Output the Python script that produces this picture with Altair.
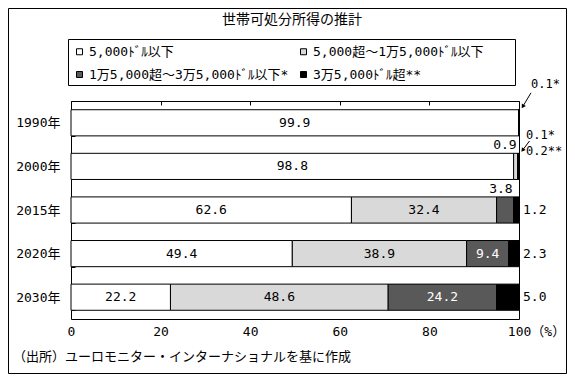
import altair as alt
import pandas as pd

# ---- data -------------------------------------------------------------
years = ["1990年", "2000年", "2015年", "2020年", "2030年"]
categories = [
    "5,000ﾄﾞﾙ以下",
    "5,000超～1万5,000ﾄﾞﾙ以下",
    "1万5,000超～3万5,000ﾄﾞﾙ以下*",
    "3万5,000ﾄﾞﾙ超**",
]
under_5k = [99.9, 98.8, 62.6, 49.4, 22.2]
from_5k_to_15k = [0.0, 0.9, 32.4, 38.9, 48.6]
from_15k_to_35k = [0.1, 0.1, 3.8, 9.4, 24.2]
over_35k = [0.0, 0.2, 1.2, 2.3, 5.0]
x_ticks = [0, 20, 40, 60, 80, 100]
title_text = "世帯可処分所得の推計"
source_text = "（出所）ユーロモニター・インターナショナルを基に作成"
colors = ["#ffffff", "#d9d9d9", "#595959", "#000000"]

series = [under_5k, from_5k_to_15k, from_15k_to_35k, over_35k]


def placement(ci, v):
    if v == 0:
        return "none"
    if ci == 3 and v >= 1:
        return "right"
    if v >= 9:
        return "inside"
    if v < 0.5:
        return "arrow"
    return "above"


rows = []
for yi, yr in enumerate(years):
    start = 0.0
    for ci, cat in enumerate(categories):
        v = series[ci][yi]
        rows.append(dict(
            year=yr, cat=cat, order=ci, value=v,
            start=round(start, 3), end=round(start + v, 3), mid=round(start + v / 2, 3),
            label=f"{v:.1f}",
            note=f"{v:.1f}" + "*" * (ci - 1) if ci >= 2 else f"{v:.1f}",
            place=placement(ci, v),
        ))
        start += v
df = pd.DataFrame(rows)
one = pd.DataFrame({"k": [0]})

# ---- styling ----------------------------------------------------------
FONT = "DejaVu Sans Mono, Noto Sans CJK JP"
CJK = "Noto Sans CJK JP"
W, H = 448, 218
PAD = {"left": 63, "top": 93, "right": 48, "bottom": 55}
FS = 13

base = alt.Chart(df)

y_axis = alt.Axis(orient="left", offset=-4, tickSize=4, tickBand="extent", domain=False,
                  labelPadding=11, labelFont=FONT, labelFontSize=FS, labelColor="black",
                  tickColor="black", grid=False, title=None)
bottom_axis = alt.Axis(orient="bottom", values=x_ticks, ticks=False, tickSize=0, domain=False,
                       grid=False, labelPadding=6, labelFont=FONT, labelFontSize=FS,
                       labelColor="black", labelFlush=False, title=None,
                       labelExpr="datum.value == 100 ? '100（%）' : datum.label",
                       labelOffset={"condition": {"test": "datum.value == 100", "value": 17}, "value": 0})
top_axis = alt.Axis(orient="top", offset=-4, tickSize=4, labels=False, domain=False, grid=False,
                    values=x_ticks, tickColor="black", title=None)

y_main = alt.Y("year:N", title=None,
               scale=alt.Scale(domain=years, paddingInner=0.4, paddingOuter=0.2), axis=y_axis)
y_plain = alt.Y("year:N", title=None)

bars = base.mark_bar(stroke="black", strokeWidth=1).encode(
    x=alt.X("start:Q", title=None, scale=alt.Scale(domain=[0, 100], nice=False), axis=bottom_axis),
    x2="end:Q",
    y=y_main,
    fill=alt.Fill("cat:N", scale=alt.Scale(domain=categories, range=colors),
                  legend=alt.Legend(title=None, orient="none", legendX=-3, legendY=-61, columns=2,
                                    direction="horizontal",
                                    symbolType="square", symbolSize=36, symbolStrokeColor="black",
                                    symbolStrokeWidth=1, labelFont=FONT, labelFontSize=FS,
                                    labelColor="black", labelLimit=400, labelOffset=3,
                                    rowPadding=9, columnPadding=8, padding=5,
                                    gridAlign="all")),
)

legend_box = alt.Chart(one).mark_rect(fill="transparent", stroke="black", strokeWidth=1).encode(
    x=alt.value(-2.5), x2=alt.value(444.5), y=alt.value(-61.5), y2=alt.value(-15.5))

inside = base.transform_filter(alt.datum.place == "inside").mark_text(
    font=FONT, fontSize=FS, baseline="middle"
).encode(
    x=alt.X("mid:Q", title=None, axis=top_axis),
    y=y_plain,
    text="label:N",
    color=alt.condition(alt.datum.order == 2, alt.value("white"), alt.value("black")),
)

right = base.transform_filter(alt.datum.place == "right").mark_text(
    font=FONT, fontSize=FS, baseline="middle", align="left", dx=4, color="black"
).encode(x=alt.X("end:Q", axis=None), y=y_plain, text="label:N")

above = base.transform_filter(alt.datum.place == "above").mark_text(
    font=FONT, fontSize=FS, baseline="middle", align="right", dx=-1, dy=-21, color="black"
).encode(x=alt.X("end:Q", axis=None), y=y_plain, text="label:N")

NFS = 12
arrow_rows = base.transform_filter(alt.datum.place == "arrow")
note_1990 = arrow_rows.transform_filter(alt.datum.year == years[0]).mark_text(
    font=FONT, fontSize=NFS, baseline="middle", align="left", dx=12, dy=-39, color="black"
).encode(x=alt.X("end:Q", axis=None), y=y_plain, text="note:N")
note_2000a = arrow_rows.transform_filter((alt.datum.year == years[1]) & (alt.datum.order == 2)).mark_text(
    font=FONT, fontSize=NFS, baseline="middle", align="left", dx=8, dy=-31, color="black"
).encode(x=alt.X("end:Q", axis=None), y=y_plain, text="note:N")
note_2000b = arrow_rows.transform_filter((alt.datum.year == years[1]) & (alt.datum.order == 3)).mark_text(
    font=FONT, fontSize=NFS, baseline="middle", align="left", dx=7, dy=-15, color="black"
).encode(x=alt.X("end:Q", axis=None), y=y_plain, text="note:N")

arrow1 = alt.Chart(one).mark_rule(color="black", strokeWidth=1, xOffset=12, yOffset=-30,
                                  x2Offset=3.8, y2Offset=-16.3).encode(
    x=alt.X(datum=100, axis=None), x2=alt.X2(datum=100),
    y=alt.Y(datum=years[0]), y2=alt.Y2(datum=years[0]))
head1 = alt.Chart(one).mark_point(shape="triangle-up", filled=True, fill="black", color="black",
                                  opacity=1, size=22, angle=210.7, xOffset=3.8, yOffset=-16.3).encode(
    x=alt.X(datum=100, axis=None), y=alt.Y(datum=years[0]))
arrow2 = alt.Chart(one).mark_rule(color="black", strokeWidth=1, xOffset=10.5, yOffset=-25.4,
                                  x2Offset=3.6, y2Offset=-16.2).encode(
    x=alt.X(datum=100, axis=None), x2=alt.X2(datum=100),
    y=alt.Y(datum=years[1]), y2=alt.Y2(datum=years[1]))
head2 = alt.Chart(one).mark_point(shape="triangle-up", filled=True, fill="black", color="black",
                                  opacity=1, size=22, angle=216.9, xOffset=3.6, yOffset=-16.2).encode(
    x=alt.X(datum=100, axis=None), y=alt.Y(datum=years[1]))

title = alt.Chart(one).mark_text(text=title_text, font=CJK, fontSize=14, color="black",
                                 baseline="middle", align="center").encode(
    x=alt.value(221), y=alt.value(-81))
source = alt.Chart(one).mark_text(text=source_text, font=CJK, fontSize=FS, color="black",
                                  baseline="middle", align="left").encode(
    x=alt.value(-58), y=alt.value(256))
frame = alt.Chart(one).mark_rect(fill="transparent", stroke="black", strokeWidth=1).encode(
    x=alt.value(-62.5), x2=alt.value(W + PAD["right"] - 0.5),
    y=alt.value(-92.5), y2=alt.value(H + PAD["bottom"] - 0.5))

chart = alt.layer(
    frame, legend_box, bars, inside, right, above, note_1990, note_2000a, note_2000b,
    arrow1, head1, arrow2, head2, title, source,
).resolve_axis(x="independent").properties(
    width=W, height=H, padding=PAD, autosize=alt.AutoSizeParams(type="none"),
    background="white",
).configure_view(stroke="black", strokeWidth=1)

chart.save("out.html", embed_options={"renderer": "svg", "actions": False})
# # # # # # #
▸ The request:
Your task is to restate word for word the lines from the top of the data to the line containing "base = alt.Chart(df)", both ends included, with every picture left out.

▸ Exercise response:
Output the Python script that produces this picture with Altair.
import altair as alt
import pandas as pd

# ---- data -------------------------------------------------------------
years = ["1990年", "2000年", "2015年", "2020年", "2030年"]
categories = [
    "5,000ﾄﾞﾙ以下",
    "5,000超～1万5,000ﾄﾞﾙ以下",
    "1万5,000超～3万5,000ﾄﾞﾙ以下*",
    "3万5,000ﾄﾞﾙ超**",
]
under_5k = [99.9, 98.8, 62.6, 49.4, 22.2]
from_5k_to_15k = [0.0, 0.9, 32.4, 38.9, 48.6]
from_15k_to_35k = [0.1, 0.1, 3.8, 9.4, 24.2]
over_35k = [0.0, 0.2, 1.2, 2.3, 5.0]
x_ticks = [0, 20, 40, 60, 80, 100]
title_text = "世帯可処分所得の推計"
source_text = "（出所）ユーロモニター・インターナショナルを基に作成"
colors = ["#ffffff", "#d9d9d9", "#595959", "#000000"]

series = [under_5k, from_5k_to_15k, from_15k_to_35k, over_35k]


def placement(ci, v):
    if v == 0:
        return "none"
    if ci == 3 and v >= 1:
        return "right"
    if v >= 9:
        return "inside"
    if v < 0.5:
        return "arrow"
    return "above"


rows = []
for yi, yr in enumerate(years):
    start = 0.0
    for ci, cat in enumerate(categories):
        v = series[ci][yi]
        rows.append(dict(
            year=yr, cat=cat, order=ci, value=v,
            start=round(start, 3), end=round(start + v, 3), mid=round(start + v / 2, 3),
            label=f"{v:.1f}",
            note=f"{v:.1f}" + "*" * (ci - 1) if ci >= 2 else f"{v:.1f}",
            place=placement(ci, v),
        ))
        start += v
df = pd.DataFrame(rows)
one = pd.DataFrame({"k": [0]})

# ---- styling ----------------------------------------------------------
FONT = "DejaVu Sans Mono, Noto Sans CJK JP"
CJK = "Noto Sans CJK JP"
W, H = 448, 218
PAD = {"left": 63, "top": 93, "right": 48, "bottom": 55}
FS = 13

base = alt.Chart(df)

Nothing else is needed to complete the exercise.